**Written exercise**
Using the listing below, output only the lines from the one that contains "Rebuild this diagram" through the one that contains "(title) at (250.5,14)", inclusive, exactly as given and without images.

**Exercise material**
----

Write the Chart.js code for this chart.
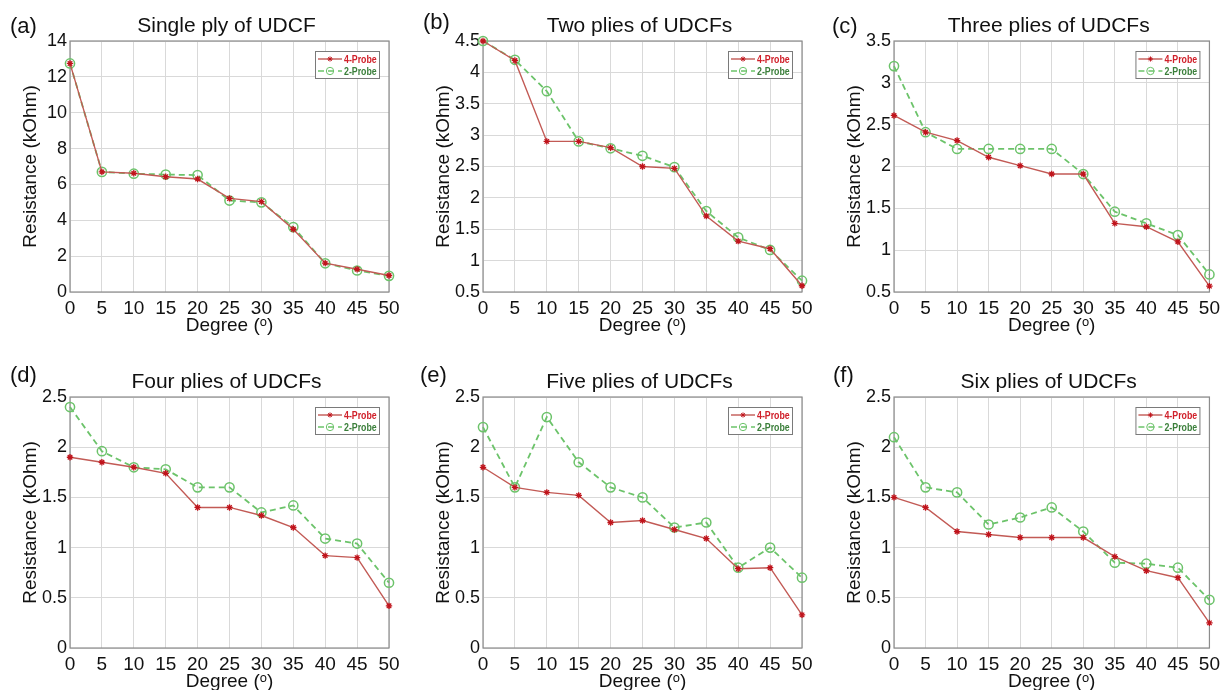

----

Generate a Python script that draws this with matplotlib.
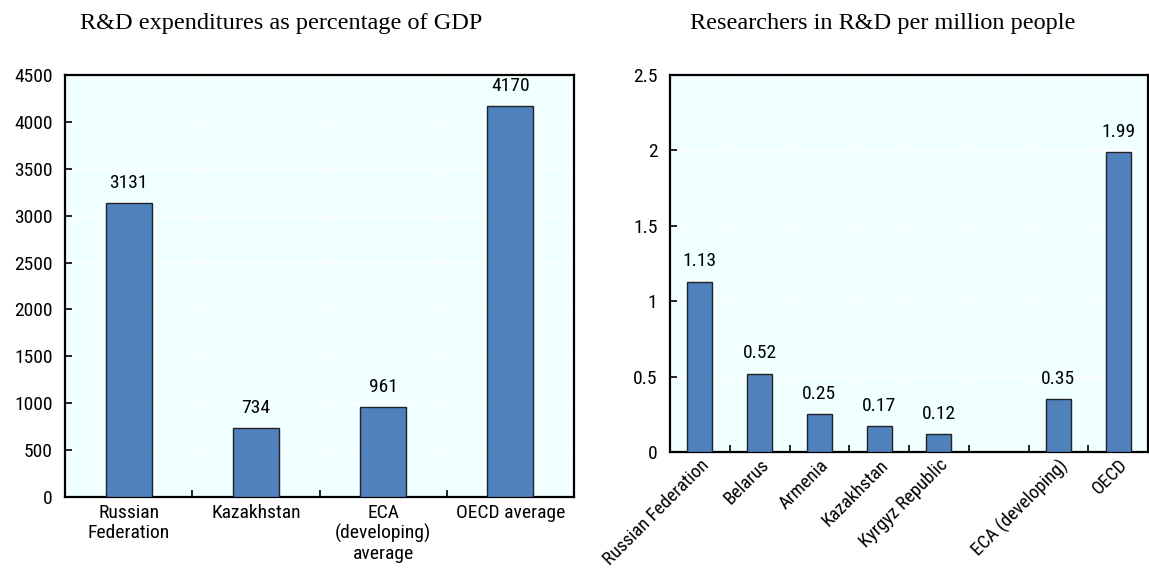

----

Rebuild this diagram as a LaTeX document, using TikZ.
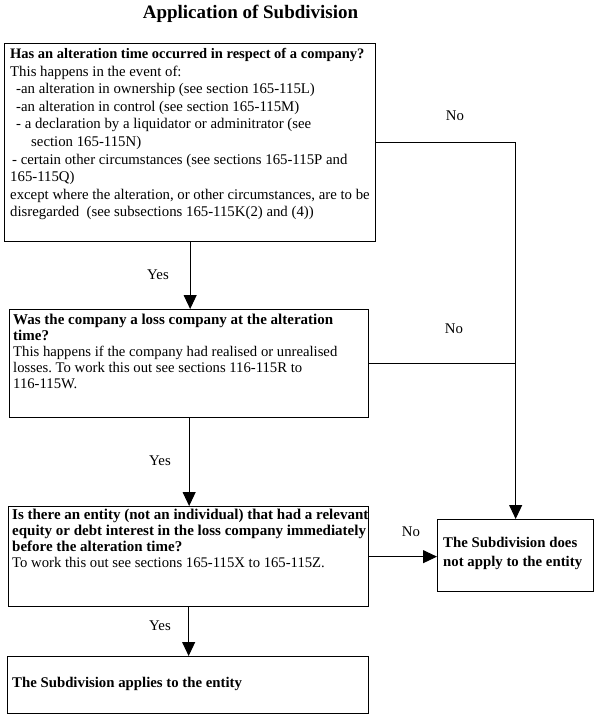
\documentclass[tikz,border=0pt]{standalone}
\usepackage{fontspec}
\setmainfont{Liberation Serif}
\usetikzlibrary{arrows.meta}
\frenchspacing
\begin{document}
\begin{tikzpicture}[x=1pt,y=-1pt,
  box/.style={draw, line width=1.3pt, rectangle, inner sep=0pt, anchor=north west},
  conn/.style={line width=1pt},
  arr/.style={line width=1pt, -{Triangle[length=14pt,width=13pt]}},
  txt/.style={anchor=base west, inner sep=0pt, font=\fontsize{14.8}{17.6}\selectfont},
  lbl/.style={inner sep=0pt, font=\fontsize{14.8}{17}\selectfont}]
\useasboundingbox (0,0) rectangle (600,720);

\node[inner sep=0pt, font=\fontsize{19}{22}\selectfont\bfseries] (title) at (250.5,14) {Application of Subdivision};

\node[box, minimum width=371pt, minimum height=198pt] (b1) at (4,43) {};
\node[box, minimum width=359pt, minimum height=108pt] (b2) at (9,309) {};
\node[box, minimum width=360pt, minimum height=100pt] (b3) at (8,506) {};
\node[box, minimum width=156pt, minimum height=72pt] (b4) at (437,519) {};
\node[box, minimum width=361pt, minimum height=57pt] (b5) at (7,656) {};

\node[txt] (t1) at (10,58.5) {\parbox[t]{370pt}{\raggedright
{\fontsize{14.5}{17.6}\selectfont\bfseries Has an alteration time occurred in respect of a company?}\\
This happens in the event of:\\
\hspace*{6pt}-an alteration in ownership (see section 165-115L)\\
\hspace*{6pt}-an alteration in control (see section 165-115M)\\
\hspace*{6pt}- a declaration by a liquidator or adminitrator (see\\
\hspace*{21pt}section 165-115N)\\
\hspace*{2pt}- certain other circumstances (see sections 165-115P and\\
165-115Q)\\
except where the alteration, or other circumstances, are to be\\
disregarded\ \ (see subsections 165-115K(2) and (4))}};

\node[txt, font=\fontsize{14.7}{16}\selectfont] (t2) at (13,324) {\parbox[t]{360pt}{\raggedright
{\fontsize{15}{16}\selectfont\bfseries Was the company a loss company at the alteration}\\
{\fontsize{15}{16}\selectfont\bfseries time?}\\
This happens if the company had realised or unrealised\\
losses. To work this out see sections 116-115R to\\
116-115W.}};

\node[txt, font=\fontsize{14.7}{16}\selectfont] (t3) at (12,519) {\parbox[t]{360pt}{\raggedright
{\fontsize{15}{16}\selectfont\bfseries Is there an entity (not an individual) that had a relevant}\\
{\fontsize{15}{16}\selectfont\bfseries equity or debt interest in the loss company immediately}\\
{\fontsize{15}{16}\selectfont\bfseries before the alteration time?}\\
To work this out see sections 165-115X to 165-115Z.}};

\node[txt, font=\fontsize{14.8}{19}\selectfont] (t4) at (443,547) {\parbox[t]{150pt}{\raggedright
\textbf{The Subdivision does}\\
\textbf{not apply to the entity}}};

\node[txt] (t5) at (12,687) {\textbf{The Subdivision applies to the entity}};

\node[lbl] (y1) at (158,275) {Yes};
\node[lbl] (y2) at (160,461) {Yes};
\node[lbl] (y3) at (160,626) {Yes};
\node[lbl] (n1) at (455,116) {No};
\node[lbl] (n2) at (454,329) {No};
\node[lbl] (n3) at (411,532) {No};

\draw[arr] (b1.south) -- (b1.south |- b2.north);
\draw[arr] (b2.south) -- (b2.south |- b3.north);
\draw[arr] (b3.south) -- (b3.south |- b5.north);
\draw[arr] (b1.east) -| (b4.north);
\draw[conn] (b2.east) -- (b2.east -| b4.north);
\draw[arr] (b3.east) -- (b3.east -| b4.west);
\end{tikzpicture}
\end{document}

----

**Exercise result**
Rebuild this diagram as a LaTeX document, using TikZ.
\documentclass[tikz,border=0pt]{standalone}
\usepackage{fontspec}
\setmainfont{Liberation Serif}
\usetikzlibrary{arrows.meta}
\frenchspacing
\begin{document}
\begin{tikzpicture}[x=1pt,y=-1pt,
  box/.style={draw, line width=1.3pt, rectangle, inner sep=0pt, anchor=north west},
  conn/.style={line width=1pt},
  arr/.style={line width=1pt, -{Triangle[length=14pt,width=13pt]}},
  txt/.style={anchor=base west, inner sep=0pt, font=\fontsize{14.8}{17.6}\selectfont},
  lbl/.style={inner sep=0pt, font=\fontsize{14.8}{17}\selectfont}]
\useasboundingbox (0,0) rectangle (600,720);

\node[inner sep=0pt, font=\fontsize{19}{22}\selectfont\bfseries] (title) at (250.5,14) {Application of Subdivision};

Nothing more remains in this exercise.